As an amateur saxophone player, I am constantly on the lookout for modestly priced quality instruments. My recent purchase is a Japan-made Yanagisawa saxophone from an online vendor, priced at 15,000 yuan. By contrast, at a local dealer, the same horn is available at more than 20,000 yuan.

Although real stores need to pay rent, staff wages and utility fees, the extravagant markups at which they sell their goods are beyond acceptable levels. To avoid being fleeced, many have taken to checking Taobao prices before they buy.

Of course, in a country of 1.3 billion, contrasts are commonplace. While price-sensitivity is on the rise, there always are people who buy when prices are high enough to gratify their vanity.

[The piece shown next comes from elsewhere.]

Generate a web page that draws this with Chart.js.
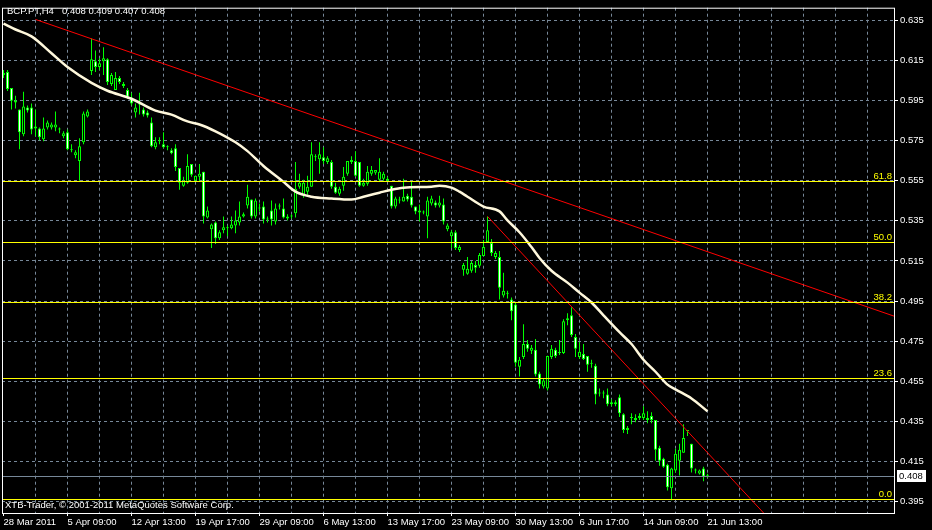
<!DOCTYPE html>
<html><head><meta charset="utf-8">
<script src="https://cdn.jsdelivr.net/npm/chart.js@4/dist/chart.umd.min.js"></script>
<style>html,body{margin:0;padding:0;background:#000;overflow:hidden}canvas{display:block}</style>
</head><body>
<canvas id="c" width="932" height="530"></canvas>
<script>
const symbolTitle = 'BCP.PT,H4';
const footerText = 'XTB-Trader, \u00a9 2001-2011 MetaQuotes Software Corp.';
const xTickLabels = ['28 Mar 2011','5 Apr 09:00','12 Apr 13:00','19 Apr 17:00','29 Apr 09:00','6 May 13:00','13 May 17:00','23 May 09:00','30 May 13:00','6 Jun 17:00','14 Jun 09:00','21 Jun 13:00'];
const yTickValues = [0.635,0.615,0.595,0.575,0.555,0.535,0.515,0.495,0.475,0.455,0.435,0.415,0.395];

const opens = [0.6076,0.6091,0.6012,0.5939,0.5904,0.5781,0.5914,0.5914,0.5820,0.5810,0.5756,0.5815,0.5815,0.5815,0.5805,0.5771,0.5791,0.5702,0.5677,0.5648,0.5741,0.5869,0.6096,0.6145,0.6116,0.6145,0.6155,0.6032,0.6002,0.6061,0.6032,0.6002,0.5963,0.5889,0.5929,0.5904,0.5889,0.5840,0.5716,0.5746,0.5731,0.5716,0.5702,0.5711,0.5613,0.5524,0.5539,0.5633,0.5549,0.5569,0.5594,0.5367,0.5308,0.5342,0.5263,0.5303,0.5313,0.5313,0.5327,0.5342,0.5372,0.5426,0.5456,0.5372,0.5411,0.5421,0.5357,0.5401,0.5347,0.5421,0.5411,0.5362,0.5372,0.5387,0.5519,0.5480,0.5495,0.5519,0.5667,0.5657,0.5667,0.5643,0.5643,0.5519,0.5485,0.5524,0.5584,0.5643,0.5648,0.5643,0.5524,0.5534,0.5584,0.5589,0.5554,0.5559,0.5559,0.5524,0.5421,0.5451,0.5446,0.5475,0.5470,0.5421,0.5391,0.5391,0.5372,0.5436,0.5441,0.5426,0.5431,0.5308,0.5273,0.5293,0.5204,0.5106,0.5086,0.5101,0.5130,0.5126,0.5175,0.5244,0.5239,0.5170,0.5170,0.4978,0.4987,0.4958,0.4933,0.4623,0.4672,0.4736,0.4702,0.4707,0.4589,0.4525,0.4515,0.4672,0.4707,0.4692,0.4692,0.4855,0.4879,0.4771,0.4672,0.4687,0.4677,0.4638,0.4628,0.4490,0.4490,0.4485,0.4436,0.4436,0.4471,0.4386,0.4308,0.4367,0.4357,0.4367,0.4367,0.4357,0.4377,0.4357,0.4219,0.4165,0.4135,0.4017,0.4106,0.4155,0.4194,0.4303,0.4239,0.4106,0.4091,0.4116,0.408];
const highs = [0.6101,0.6101,0.6012,0.5973,0.5904,0.5993,0.5924,0.5934,0.5904,0.5815,0.5864,0.5850,0.5840,0.5894,0.5815,0.5796,0.5805,0.5731,0.5702,0.5761,0.5894,0.5904,0.6258,0.6199,0.6160,0.6214,0.6160,0.6086,0.6091,0.6071,0.6042,0.6012,0.5988,0.5934,0.5988,0.5914,0.5899,0.5864,0.5766,0.5766,0.5791,0.5726,0.5711,0.5731,0.5613,0.5569,0.5682,0.5633,0.5574,0.5633,0.5594,0.5421,0.5337,0.5347,0.5303,0.5372,0.5327,0.5372,0.5401,0.5446,0.5391,0.5529,0.5456,0.5461,0.5436,0.5446,0.5372,0.5451,0.5436,0.5436,0.5461,0.5382,0.5382,0.5643,0.5584,0.5554,0.5574,0.5741,0.5682,0.5741,0.5716,0.5672,0.5653,0.5539,0.5519,0.5618,0.5648,0.5672,0.5697,0.5643,0.5559,0.5623,0.5623,0.5603,0.5662,0.5594,0.5569,0.5524,0.5470,0.5470,0.5559,0.5485,0.5544,0.5421,0.5431,0.5401,0.5470,0.5475,0.5451,0.5475,0.5461,0.5337,0.5303,0.5303,0.5229,0.5140,0.5170,0.5150,0.5150,0.5190,0.5254,0.5372,0.5259,0.5200,0.5200,0.5091,0.5002,0.4968,0.4943,0.4672,0.4835,0.4756,0.4731,0.4761,0.4598,0.4564,0.4677,0.4731,0.4717,0.4756,0.4860,0.4889,0.4919,0.4786,0.4746,0.4736,0.4677,0.4658,0.4638,0.4515,0.4505,0.4515,0.4461,0.4456,0.4485,0.4391,0.4328,0.4391,0.4386,0.4391,0.4426,0.4401,0.4396,0.4357,0.4229,0.4170,0.4140,0.4120,0.4214,0.4239,0.4337,0.4303,0.4239,0.4116,0.4111,0.4125,0.409];
const lows = [0.6061,0.5997,0.5904,0.5909,0.5707,0.5771,0.5889,0.5781,0.5771,0.5751,0.5746,0.5805,0.5805,0.5796,0.5786,0.5761,0.5702,0.5692,0.5662,0.5549,0.5731,0.5864,0.6076,0.6091,0.6101,0.6076,0.6027,0.6022,0.6002,0.6032,0.6012,0.5958,0.5924,0.5864,0.5879,0.5869,0.5864,0.5716,0.5707,0.5731,0.5711,0.5702,0.5682,0.5598,0.5505,0.5519,0.5534,0.5569,0.5544,0.5544,0.5337,0.5362,0.5214,0.5234,0.5254,0.5288,0.5273,0.5308,0.5288,0.5327,0.5367,0.5411,0.5362,0.5362,0.5396,0.5337,0.5342,0.5327,0.5332,0.5406,0.5362,0.5352,0.5362,0.5367,0.5510,0.5465,0.5480,0.5519,0.5648,0.5584,0.5633,0.5633,0.5510,0.5485,0.5475,0.5500,0.5574,0.5633,0.5569,0.5519,0.5519,0.5524,0.5574,0.5579,0.5544,0.5549,0.5544,0.5411,0.5411,0.5436,0.5446,0.5446,0.5416,0.5382,0.5347,0.5382,0.5263,0.5426,0.5416,0.5416,0.5332,0.5298,0.5214,0.5204,0.5194,0.5076,0.5081,0.5091,0.5091,0.5116,0.5175,0.5239,0.5175,0.5160,0.4958,0.4968,0.4963,0.4855,0.4623,0.4574,0.4662,0.4697,0.4687,0.4574,0.4515,0.4515,0.4505,0.4662,0.4667,0.4682,0.4687,0.4830,0.4771,0.4672,0.4662,0.4657,0.4598,0.4618,0.4436,0.4475,0.4466,0.4426,0.4426,0.4426,0.4372,0.4293,0.4288,0.4337,0.4347,0.4357,0.4357,0.4342,0.4342,0.4155,0.4130,0.4120,0.4007,0.3958,0.4096,0.4081,0.4194,0.4278,0.4096,0.4091,0.4086,0.4052,0.407];
const closes = [0.6086,0.6007,0.5948,0.5949,0.5791,0.5919,0.5899,0.5805,0.5810,0.5766,0.5810,0.5840,0.5830,0.5830,0.5805,0.5786,0.5707,0.5702,0.5692,0.5721,0.5884,0.5894,0.6155,0.6116,0.6135,0.6160,0.6042,0.6076,0.6061,0.6042,0.6022,0.5968,0.5934,0.5914,0.5929,0.5879,0.5874,0.5721,0.5741,0.5746,0.5716,0.5716,0.5687,0.5618,0.5539,0.5549,0.5623,0.5579,0.5574,0.5584,0.5372,0.5401,0.5332,0.5263,0.5293,0.5318,0.5313,0.5332,0.5352,0.5372,0.5382,0.5470,0.5372,0.5451,0.5411,0.5357,0.5357,0.5357,0.5411,0.5421,0.5367,0.5372,0.5372,0.5510,0.5539,0.5539,0.5519,0.5682,0.5667,0.5682,0.5648,0.5662,0.5519,0.5490,0.5510,0.5569,0.5648,0.5653,0.5574,0.5524,0.5539,0.5594,0.5603,0.5603,0.5594,0.5584,0.5549,0.5421,0.5461,0.5451,0.5470,0.5456,0.5426,0.5396,0.5401,0.5391,0.5451,0.5461,0.5426,0.5441,0.5347,0.5327,0.5293,0.5214,0.5219,0.5130,0.5111,0.5140,0.5116,0.5180,0.5219,0.5303,0.5190,0.5190,0.5017,0.5002,0.4987,0.4899,0.4643,0.4658,0.4736,0.4712,0.4717,0.4584,0.4534,0.4554,0.4677,0.4712,0.4677,0.4692,0.4850,0.4865,0.4781,0.4712,0.4697,0.4662,0.4633,0.4638,0.4485,0.4490,0.4490,0.4436,0.4446,0.4446,0.4391,0.4308,0.4318,0.4367,0.4367,0.4377,0.4391,0.4367,0.4357,0.4209,0.4155,0.4125,0.4022,0.4116,0.4189,0.4209,0.4268,0.4303,0.4116,0.4106,0.4106,0.4076,0.408];

const maBars = [0,3,7,12,16,22,26,32,38,42,46,49,53,58,61,65,70,73,77,82,87,90,94,97,100,107,109,112,114,116,120,124,126,129,132,134,137,141,144,147,150,154,157,160,163,166,168,172,176];
const maValues = [0.6332,0.6303,0.6269,0.6185,0.6116,0.6037,0.5998,0.5958,0.5899,0.5879,0.5845,0.5830,0.5796,0.5741,0.5697,0.5623,0.5544,0.5495,0.5470,0.5461,0.5456,0.5470,0.5490,0.5505,0.5515,0.5520,0.5524,0.5515,0.5495,0.5470,0.5421,0.5397,0.5352,0.5293,0.5219,0.5165,0.5101,0.5042,0.4992,0.4943,0.4879,0.4795,0.4736,0.4658,0.4598,0.4534,0.4510,0.4465,0.4401];

const trendABars = [8, 222.625];
const trendAPrices = [0.6353, 0.4875];
const trendBBars = [121, 195];
const trendBPrices = [0.5372, 0.3788];

const fibLabels = ['0.0','23.6','38.2','50.0','61.8'];
const fibPrices = [0.3963, 0.4568, 0.4943, 0.5245, 0.5548];
const bidPrice = 0.408;

const GREEN = '#00ff00', GRIDC = '#778899';
Chart.defaults.font.family = 'Liberation Sans';
const n = opens.length;
const bodies = [], wicks = [];
for (let i = 0; i < n; i++) {
  bodies.push({x: i, y: [Math.min(opens[i], closes[i]), Math.max(opens[i], closes[i])]});
  wicks.push({x: i, y: [lows[i], highs[i]]});
}
const maData = maBars.map((b, k) => ({x: b, y: maValues[k]}));
const trendA = trendABars.map((b, k) => ({x: b, y: trendAPrices[k]}));
const trendB = trendBBars.map((b, k) => ({x: b, y: trendBPrices[k]}));

const decor = {
  id: 'decor',
  afterDatasetsDraw(chart) {
    const {ctx, chartArea: a, scales: {y}} = chart;
    ctx.save();
    ctx.beginPath(); ctx.rect(a.left, a.top, a.right - a.left, a.bottom - a.top); ctx.clip();
    ctx.lineWidth = 1;
    ctx.strokeStyle = GRIDC;
    let by = Math.round(y.getPixelForValue(bidPrice)) + 0.5;
    ctx.beginPath(); ctx.moveTo(a.left, by); ctx.lineTo(a.right, by); ctx.stroke();
    ctx.strokeStyle = '#ffff00';
    ctx.fillStyle = '#ffff00';
    ctx.font = '9.5px "Liberation Sans"';
    ctx.textAlign = 'right'; ctx.textBaseline = 'alphabetic';
    fibPrices.forEach((p, k) => {
      const yy = Math.round(y.getPixelForValue(p)) + 0.5;
      ctx.beginPath(); ctx.moveTo(a.left, yy); ctx.lineTo(a.right, yy); ctx.stroke();
      ctx.fillText(fibLabels[k], a.right - 2, yy - 2.5);
    });
    ctx.restore();
  },
  afterDraw(chart) {
    const {ctx, chartArea: a, scales: {y}} = chart;
    ctx.save();
    ctx.strokeStyle = '#ffffff'; ctx.lineWidth = 1;
    ctx.strokeRect(a.left + 0.5, a.top + 0.5, a.right - a.left, a.bottom - a.top);
    ctx.font = '9.5px "Liberation Sans"';
    ctx.textBaseline = 'alphabetic'; ctx.textAlign = 'left';
    ctx.fillStyle = '#ffffff';
    const last = n - 1;
    const vals = [opens[last], highs[last], lows[last], closes[last]].map(v => v.toFixed(3)).join(' ');
    ctx.fillText(symbolTitle, 7, 14);
    ctx.fillText(vals, 62, 14);
    ctx.fillText(footerText, 5, 508);
    const by = Math.round(y.getPixelForValue(bidPrice));
    ctx.fillStyle = '#ffffff';
    ctx.fillRect(897, by - 6, 29, 12);
    ctx.fillStyle = '#000000';
    ctx.textBaseline = 'middle';
    ctx.fillText(bidPrice.toFixed(3), 899, by + 0.5);
    ctx.restore();
  }
};

new Chart(document.getElementById('c'), {
  type: 'bar',
  data: {
    datasets: [
      {type: 'line', data: trendA, borderColor: '#ff0000', borderWidth: 1, pointRadius: 0, order: 0},
      {type: 'line', data: trendB, borderColor: '#ff0000', borderWidth: 1, pointRadius: 0, order: 1},
      {type: 'line', data: maData, borderColor: '#fff8dc', borderWidth: 2.5, pointRadius: 0, cubicInterpolationMode: 'monotone', order: 2},
      {type: 'bar', data: bodies, order: 3, grouped: false, barThickness: 3, minBarLength: 1,
        borderWidth: 1, borderColor: GREEN, borderSkipped: false, inflateAmount: 0,
        backgroundColor: (c) => (c.dataIndex !== undefined && closes[c.dataIndex] < opens[c.dataIndex]) ? '#ffffff' : '#000000'},
      {type: 'bar', data: wicks, order: 4, grouped: false, barThickness: 1, borderWidth: 0, inflateAmount: 0, backgroundColor: GREEN}
    ]
  },
  options: {
    responsive: false, animation: false, devicePixelRatio: 1,
    layout: {padding: {left: 2, top: 2, right: 0, bottom: 0}},
    plugins: {legend: {display: false}, tooltip: {enabled: false}},
    scales: {
      x: {
        type: 'linear', position: 'bottom', min: -0.375, max: 222.625, offset: false,
        afterFit(s) { s.height = 17; },
        afterBuildTicks(s) { const t = []; for (let v = 0; v <= 216; v += 8) t.push({value: v}); s.ticks = t; },
        grid: {
          offset: false, lineWidth: 1,
          color: (c) => (c.tick && c.tick.value === 0) ? 'rgba(0,0,0,0)' : GRIDC,
          drawTicks: true, tickLength: 3, tickBorderDash: [], tickWidth: 1,
          tickColor: (c) => (c.tick && c.tick.value % 16 === 0 && c.tick.value / 16 < xTickLabels.length) ? '#ffffff' : 'rgba(0,0,0,0)'
        },
        border: {display: false, dash: [3, 3]},
        ticks: {
          color: '#ffffff', font: {size: 9.5}, align: 'start', maxRotation: 0, minRotation: 0, autoSkip: false, padding: 1,
          callback: (v) => { const k = v / 16; return (Number.isInteger(k) && k < xTickLabels.length) ? xTickLabels[k] : ''; }
        }
      },
      y: {
        type: 'linear', position: 'right', min: 0.38943, max: 0.64116,
        afterFit(s) { s.width = 38; },
        afterBuildTicks(s) { s.ticks = yTickValues.map(v => ({value: v})); },
        grid: {color: GRIDC, lineWidth: 1, drawTicks: true, tickLength: 4, tickColor: '#ffffff', tickBorderDash: [], tickWidth: 1},
        border: {display: false, dash: [3, 3]},
        ticks: {color: '#ffffff', font: {size: 9.5}, padding: 2, callback: (v) => Number(v).toFixed(3)}
      }
    }
  },
  plugins: [decor]
});
</script>
</body></html>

And buying expensive isn't the privilege of the rich, but essentially a national pastime.

Chinese tourists snapping up luxury items abroad care less about the true provenance of their LV or Prada handbags than the conspicuous labels. However ridiculous their prices, people don't feel like victims of rip-offs.

The term Veblen effect aptly describes this phenomenon of conspicuous consumption, and the direct causal relationship between higher price and higher demand.

I was told by the friend who visited from Japan that when a Japanese casual wear maker first set up operations in Shanghai, it failed utterly because locals perceived it to be a cheap brand.

Its second foray in the China market was a resounding success. Guess how? It simply raised the prices of its garments.

So it may be hard to give a verdict on whether the so-called "China prices" are predatory, since many of us voluntarily fall for them. That said, a house isn't a typical "Veblen good" that most Chinese relish squandering their life savings on.

Unlike bras, of which there are myriad choices, deluxe and inexpensive, we don't have much of a choice about houses. There are only expensive and more expensive houses, no cheap ones.

That "Big Cannon Ren" found a half-baked red herring suggests how desperate he was to deflect attention from the deplorably staggering profits of his own industry.

If he is so enamored by the tantalizing profits of lingerie, he ought to quit real estate and embrace the more lucrative bra business.